[Begin]
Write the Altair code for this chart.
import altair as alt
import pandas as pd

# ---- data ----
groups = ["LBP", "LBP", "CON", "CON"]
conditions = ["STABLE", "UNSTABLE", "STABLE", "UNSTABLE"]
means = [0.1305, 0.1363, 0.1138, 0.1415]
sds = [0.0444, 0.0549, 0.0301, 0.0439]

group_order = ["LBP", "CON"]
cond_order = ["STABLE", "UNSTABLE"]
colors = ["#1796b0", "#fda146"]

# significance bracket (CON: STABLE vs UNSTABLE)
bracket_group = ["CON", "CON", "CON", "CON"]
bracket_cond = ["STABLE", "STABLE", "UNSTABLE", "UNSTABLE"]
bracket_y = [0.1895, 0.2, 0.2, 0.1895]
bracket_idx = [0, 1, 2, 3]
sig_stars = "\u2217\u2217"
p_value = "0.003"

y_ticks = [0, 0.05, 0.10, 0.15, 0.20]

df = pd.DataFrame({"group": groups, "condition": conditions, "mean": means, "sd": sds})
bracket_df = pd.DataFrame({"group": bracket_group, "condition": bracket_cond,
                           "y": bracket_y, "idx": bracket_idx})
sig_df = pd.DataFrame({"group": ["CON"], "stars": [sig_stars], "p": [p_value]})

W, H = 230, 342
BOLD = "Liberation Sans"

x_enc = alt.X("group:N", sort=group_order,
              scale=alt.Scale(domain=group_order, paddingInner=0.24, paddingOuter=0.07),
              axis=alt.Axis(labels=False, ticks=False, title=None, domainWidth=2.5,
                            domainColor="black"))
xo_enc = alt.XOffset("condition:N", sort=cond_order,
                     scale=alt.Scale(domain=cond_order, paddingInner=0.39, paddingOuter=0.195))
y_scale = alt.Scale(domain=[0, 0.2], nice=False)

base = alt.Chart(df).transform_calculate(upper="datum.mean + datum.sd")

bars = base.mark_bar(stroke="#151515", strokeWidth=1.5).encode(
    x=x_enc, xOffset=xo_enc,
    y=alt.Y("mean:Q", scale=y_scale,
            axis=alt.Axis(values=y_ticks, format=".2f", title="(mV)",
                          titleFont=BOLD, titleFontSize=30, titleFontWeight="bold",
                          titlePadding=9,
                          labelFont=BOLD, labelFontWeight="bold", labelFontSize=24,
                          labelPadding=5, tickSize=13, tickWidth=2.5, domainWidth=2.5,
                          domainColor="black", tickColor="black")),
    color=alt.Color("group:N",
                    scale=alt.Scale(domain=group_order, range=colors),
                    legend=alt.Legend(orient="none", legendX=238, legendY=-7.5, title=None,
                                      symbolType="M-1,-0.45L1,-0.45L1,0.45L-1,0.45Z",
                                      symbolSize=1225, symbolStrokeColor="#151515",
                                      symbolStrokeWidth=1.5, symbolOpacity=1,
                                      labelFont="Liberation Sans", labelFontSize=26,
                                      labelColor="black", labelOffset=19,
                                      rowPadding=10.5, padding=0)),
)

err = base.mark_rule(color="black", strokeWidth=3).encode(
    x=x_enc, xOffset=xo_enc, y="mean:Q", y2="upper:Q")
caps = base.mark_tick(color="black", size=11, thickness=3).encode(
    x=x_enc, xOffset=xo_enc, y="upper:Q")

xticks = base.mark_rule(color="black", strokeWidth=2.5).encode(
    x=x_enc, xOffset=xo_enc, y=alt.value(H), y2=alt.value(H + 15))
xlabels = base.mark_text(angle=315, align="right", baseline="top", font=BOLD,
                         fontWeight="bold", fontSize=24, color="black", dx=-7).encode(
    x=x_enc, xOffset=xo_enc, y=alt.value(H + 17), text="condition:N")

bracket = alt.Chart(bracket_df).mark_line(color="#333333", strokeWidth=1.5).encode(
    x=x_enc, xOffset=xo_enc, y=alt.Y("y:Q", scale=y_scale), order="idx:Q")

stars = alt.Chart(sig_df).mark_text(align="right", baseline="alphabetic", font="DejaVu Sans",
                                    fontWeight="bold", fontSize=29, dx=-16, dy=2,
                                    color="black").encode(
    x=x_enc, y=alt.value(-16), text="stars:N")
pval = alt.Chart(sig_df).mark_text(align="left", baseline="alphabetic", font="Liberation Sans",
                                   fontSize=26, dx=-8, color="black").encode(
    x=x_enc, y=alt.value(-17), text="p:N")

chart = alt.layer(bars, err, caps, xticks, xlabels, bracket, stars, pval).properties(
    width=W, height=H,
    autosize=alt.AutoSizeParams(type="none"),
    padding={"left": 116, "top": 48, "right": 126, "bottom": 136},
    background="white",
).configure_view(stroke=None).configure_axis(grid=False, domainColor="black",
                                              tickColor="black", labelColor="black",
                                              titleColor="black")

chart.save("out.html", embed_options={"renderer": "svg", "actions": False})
[End]
[Begin]
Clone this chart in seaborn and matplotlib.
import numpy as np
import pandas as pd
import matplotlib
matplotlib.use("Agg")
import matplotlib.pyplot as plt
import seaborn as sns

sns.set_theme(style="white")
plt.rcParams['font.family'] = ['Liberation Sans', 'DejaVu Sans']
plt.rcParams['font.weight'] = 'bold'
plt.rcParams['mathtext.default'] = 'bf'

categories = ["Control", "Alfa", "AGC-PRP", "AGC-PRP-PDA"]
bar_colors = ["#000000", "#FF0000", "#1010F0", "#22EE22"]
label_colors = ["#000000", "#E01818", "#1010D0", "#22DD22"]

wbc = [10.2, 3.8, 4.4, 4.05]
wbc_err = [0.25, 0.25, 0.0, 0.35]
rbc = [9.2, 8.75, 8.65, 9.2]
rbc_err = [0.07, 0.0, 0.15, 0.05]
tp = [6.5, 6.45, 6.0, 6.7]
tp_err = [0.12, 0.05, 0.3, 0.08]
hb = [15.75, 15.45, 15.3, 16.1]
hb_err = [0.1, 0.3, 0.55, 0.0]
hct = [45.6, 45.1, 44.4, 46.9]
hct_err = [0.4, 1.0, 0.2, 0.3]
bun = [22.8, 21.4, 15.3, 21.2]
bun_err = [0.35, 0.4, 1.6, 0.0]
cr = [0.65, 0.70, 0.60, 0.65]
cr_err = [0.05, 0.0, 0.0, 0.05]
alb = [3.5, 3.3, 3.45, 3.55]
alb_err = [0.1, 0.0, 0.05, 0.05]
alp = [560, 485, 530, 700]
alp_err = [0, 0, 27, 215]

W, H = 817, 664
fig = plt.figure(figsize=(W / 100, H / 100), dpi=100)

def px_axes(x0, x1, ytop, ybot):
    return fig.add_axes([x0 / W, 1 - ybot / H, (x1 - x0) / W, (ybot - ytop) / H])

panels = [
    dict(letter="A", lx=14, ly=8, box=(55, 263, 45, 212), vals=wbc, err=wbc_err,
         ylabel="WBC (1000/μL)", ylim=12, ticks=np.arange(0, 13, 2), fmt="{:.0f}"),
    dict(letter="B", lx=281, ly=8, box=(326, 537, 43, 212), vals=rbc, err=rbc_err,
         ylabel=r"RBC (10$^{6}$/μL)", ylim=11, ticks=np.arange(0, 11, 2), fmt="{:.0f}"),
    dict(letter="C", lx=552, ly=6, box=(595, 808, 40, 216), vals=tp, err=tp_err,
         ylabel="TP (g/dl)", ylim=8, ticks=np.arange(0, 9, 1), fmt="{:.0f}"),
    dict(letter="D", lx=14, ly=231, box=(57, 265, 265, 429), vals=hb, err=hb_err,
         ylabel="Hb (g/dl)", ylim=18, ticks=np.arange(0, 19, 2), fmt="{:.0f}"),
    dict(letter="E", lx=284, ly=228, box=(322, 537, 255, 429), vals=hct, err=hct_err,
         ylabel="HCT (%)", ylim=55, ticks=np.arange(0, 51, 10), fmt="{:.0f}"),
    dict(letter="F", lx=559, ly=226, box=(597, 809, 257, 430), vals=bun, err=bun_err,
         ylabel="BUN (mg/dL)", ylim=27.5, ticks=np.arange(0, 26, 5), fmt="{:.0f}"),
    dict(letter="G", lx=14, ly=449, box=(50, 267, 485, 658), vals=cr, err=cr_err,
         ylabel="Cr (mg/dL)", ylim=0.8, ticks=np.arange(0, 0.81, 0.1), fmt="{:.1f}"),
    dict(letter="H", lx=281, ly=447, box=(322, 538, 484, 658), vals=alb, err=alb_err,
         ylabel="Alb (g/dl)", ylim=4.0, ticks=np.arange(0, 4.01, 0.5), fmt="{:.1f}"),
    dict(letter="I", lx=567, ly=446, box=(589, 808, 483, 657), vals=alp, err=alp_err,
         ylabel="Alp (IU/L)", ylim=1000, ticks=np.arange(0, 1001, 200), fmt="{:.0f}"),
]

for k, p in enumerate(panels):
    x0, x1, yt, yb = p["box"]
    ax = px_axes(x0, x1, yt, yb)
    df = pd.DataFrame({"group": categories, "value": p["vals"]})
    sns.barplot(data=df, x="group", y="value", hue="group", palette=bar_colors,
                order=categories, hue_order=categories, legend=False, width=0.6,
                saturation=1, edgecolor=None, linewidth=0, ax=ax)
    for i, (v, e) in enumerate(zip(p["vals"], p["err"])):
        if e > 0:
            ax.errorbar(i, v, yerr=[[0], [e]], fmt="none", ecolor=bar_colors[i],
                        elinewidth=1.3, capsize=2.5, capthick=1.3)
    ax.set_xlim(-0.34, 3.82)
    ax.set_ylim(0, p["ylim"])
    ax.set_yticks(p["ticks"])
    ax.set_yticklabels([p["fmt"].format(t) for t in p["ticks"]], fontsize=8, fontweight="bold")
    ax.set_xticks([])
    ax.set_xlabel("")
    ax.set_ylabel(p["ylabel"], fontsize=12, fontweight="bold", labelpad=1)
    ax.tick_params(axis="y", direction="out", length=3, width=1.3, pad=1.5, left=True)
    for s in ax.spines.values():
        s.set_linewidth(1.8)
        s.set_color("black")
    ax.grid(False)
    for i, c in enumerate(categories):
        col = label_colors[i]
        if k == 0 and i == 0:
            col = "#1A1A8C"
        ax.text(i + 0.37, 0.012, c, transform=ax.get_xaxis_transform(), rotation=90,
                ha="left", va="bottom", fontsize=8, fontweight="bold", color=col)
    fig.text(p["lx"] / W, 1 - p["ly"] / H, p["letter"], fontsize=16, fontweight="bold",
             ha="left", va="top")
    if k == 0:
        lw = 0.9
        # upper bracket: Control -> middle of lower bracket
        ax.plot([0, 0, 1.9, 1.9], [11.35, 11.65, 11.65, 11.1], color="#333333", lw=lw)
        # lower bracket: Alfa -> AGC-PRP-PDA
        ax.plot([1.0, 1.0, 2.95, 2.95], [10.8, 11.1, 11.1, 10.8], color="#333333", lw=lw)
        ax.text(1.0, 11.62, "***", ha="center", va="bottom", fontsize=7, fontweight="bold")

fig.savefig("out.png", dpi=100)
[End]
- **WHAT TO WORK ON**
Go back over the listing above and copy exactly the lines that begin at the line with "Clone this chart in seaborn and matplotlib." and stop after the line with "fig = plt.figure(figsize=(W"; leave out every other line.

- **ANSWER TO THE PROBLEM**
Clone this chart in seaborn and matplotlib.
import numpy as np
import pandas as pd
import matplotlib
matplotlib.use("Agg")
import matplotlib.pyplot as plt
import seaborn as sns

sns.set_theme(style="white")
plt.rcParams['font.family'] = ['Liberation Sans', 'DejaVu Sans']
plt.rcParams['font.weight'] = 'bold'
plt.rcParams['mathtext.default'] = 'bf'

categories = ["Control", "Alfa", "AGC-PRP", "AGC-PRP-PDA"]
bar_colors = ["#000000", "#FF0000", "#1010F0", "#22EE22"]
label_colors = ["#000000", "#E01818", "#1010D0", "#22DD22"]

wbc = [10.2, 3.8, 4.4, 4.05]
wbc_err = [0.25, 0.25, 0.0, 0.35]
rbc = [9.2, 8.75, 8.65, 9.2]
rbc_err = [0.07, 0.0, 0.15, 0.05]
tp = [6.5, 6.45, 6.0, 6.7]
tp_err = [0.12, 0.05, 0.3, 0.08]
hb = [15.75, 15.45, 15.3, 16.1]
hb_err = [0.1, 0.3, 0.55, 0.0]
hct = [45.6, 45.1, 44.4, 46.9]
hct_err = [0.4, 1.0, 0.2, 0.3]
bun = [22.8, 21.4, 15.3, 21.2]
bun_err = [0.35, 0.4, 1.6, 0.0]
cr = [0.65, 0.70, 0.60, 0.65]
cr_err = [0.05, 0.0, 0.0, 0.05]
alb = [3.5, 3.3, 3.45, 3.55]
alb_err = [0.1, 0.0, 0.05, 0.05]
alp = [560, 485, 530, 700]
alp_err = [0, 0, 27, 215]

W, H = 817, 664
fig = plt.figure(figsize=(W / 100, H / 100), dpi=100)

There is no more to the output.